高齢者や脳血管障害後などは、嚥下機能が低下するケースが多いと前回お話ししました。
脳血管障害後には、咳反射が低下してしまうことが知られていて、その原因のひとつとして迷走神経知覚枝から咽頭や喉頭・気管の粘膜に放出されるサブスタンスPの減少がわかっています。実際、繰り返し肺炎を起こす高齢者から得られた喀痰中のサブスタンスP量は、健常人に比べて減少していることが報告されています。
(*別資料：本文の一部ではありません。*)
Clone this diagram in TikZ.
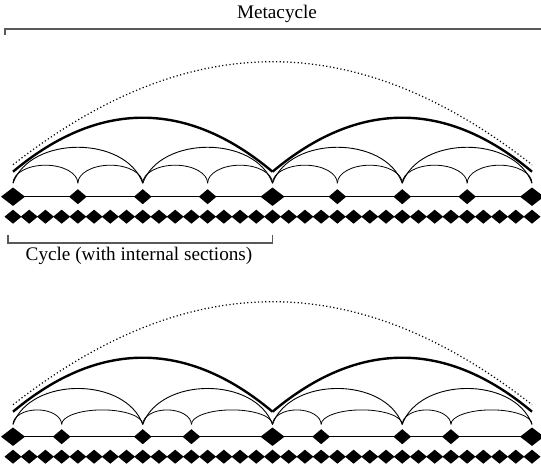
\documentclass[tikz,border=0pt]{standalone}
\usepackage{fontspec}
\setmainfont{Liberation Serif}
\def\u{16.21875}
\tikzset{
  pt/.style={shape=coordinate},
  rowline/.style={line width=0.9pt},
  smallarc/.style={line width=0.8pt},
  midarc/.style={line width=0.9pt},
  bigarc/.style={line width=2.4pt},
  metaarc/.style={line width=1.2pt,dash pattern=on 1.2pt off 2.4pt},
  bracket/.style={line width=1.1pt,draw=black!65},
  lbl/.style={anchor=base,inner sep=0pt,font=\fontsize{19.2}{22}\selectfont}
}
% diamond: #1 node name, #2 x, #3 y, #4 half width, #5 half height
\newcommand\dmd[5]{%
  \node[pt] (#1) at (#2,#3) {};
  \fill (#1) +(-#4,0) -- +(0,#5) -- +(#4,0) -- +(0,-#5) -- cycle;
}
% #1 prefix, #2 row y, #3 foot offset, #4 small arc height, #5 medium positions, #6 small arc pairs
\newcommand\cyclerow[6]{%
  \foreach \i in {0,...,32} {
    \pgfmathsetmacro\xx{13+\i*\u}
    \dmd{#1s\i}{\xx}{#2-20}{8.5}{7}
  }
  \foreach \i in {0,16,32} {
    \pgfmathsetmacro\xx{13+\i*\u}
    \dmd{#1p\i}{\xx}{#2}{12}{9.2}
  }
  \draw[rowline] (#1p0) -- (#1p32);
  \foreach \i in {#5} {
    \pgfmathsetmacro\xx{13+\i*\u}
    \dmd{#1p\i}{\xx}{#2}{8.8}{7.5}
  }
  \foreach \a/\b in {#6} {
    \pgfmathsetmacro\rx{(\b-\a)*\u/2}
    \draw[smallarc] ([yshift=#3pt]#1p\a) arc[start angle=180,end angle=0,x radius=\rx pt,y radius=#4pt];
  }
  \foreach \a/\b in {0/8,8/16,16/24,24/32}
    \draw[midarc] ([yshift=#3pt]#1p\a) to[out=70,in=110,distance=51pt] ([yshift=#3pt]#1p\b);
  \foreach \a/\b in {0/16,16/32}
    \draw[bigarc] ([yshift=25pt]#1p\a) to[out=40,in=140,distance=112pt] ([yshift=25pt]#1p\b);
  \draw[metaarc] ([yshift=32pt]#1p0) to[out=38,in=142,distance=223pt] ([yshift=32pt]#1p32);
}
\begin{document}
\begin{tikzpicture}[x=1pt,y=1pt]
\useasboundingbox (0,0) rectangle (541,467);
% top label and bracket
\node[lbl] (meta) at (277,448.7) {Metacycle};
\coordinate (mtick) at (5,432);
\coordinate (mleft) at (5,438);
\coordinate (mright) at (541,438);
\draw[bracket] (mtick) -- (mleft) -- (mright);
% first diagram
\cyclerow{a}{270.3}{13.5}{18}{4,8,12,20,24,28}{0/4,4/8,8/12,12/16,16/20,20/24,24/28,28/32}
% cycle bracket
\coordinate (cl1) at (8,232);
\coordinate (cl2) at (8,224);
\coordinate (cr2) at (272.5,224);
\coordinate (cr1) at (272.5,232);
\draw[bracket] (cl1) -- (cl2) -- (cr2) -- (cr1);
\node[lbl] (cyc) at (139,206.3) {Cycle (with internal sections)};
% second diagram
\cyclerow{b}{30.3}{12.3}{14.5}{3,8,11,19,24,27}{0/3,3/8,8/11,11/16,16/19,19/24,24/27,27/32}
\end{tikzpicture}
\end{document}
高血圧の治療薬である「ACE阻害薬」は、咳を引き起こす物質であるサブスタンスPやブラジキニンの分解を阻害する作用もあるため、人によっては空咳の副作用(約1~5%)が現れます。しかしこの作用は、嚥下反射と咳反射を高めることにもなるので、これにより誤嚥性肺炎を予防する効果が得られると考えられているのです。
誤嚥性肺炎の予防効果がある薬としては、ACE阻害薬以外にも、アマンタジンやシロスタゾール、半夏厚朴湯なども知られています。
前回、嚥下機能が落ちている場合は、とろみをつけた食事も効果的だとお話ししましたが、薬が飲みにくい場合にも、とろみをつけた水やゼリーなどで服用することは有効です。時折、錠剤を粉砕したり、カプセル剤の中身を取り出して服用しているケースも見かけるのですが、これらは行う前に必ず薬剤師に確認をとってください。
薬の中には持続的な効果を得るために工夫された医薬品(徐放薬)や、胃酸で分解しないために特殊なコーティングが施された医薬品などもあります。これらを知らずに粉砕してしまうと、急激に薬の効果が出てしまったり、全く薬の効果が得られない、などの問題が起こってしまうリスクがあるのです。
最近は薬を水に溶解してから投与する方法(簡易懸濁法)なども増えていますが、いずれにしても、医薬品を加工することになります。正しい手技やその行為を行ってはいけない医薬品などについて、必ず薬剤師に確認しておきましょう。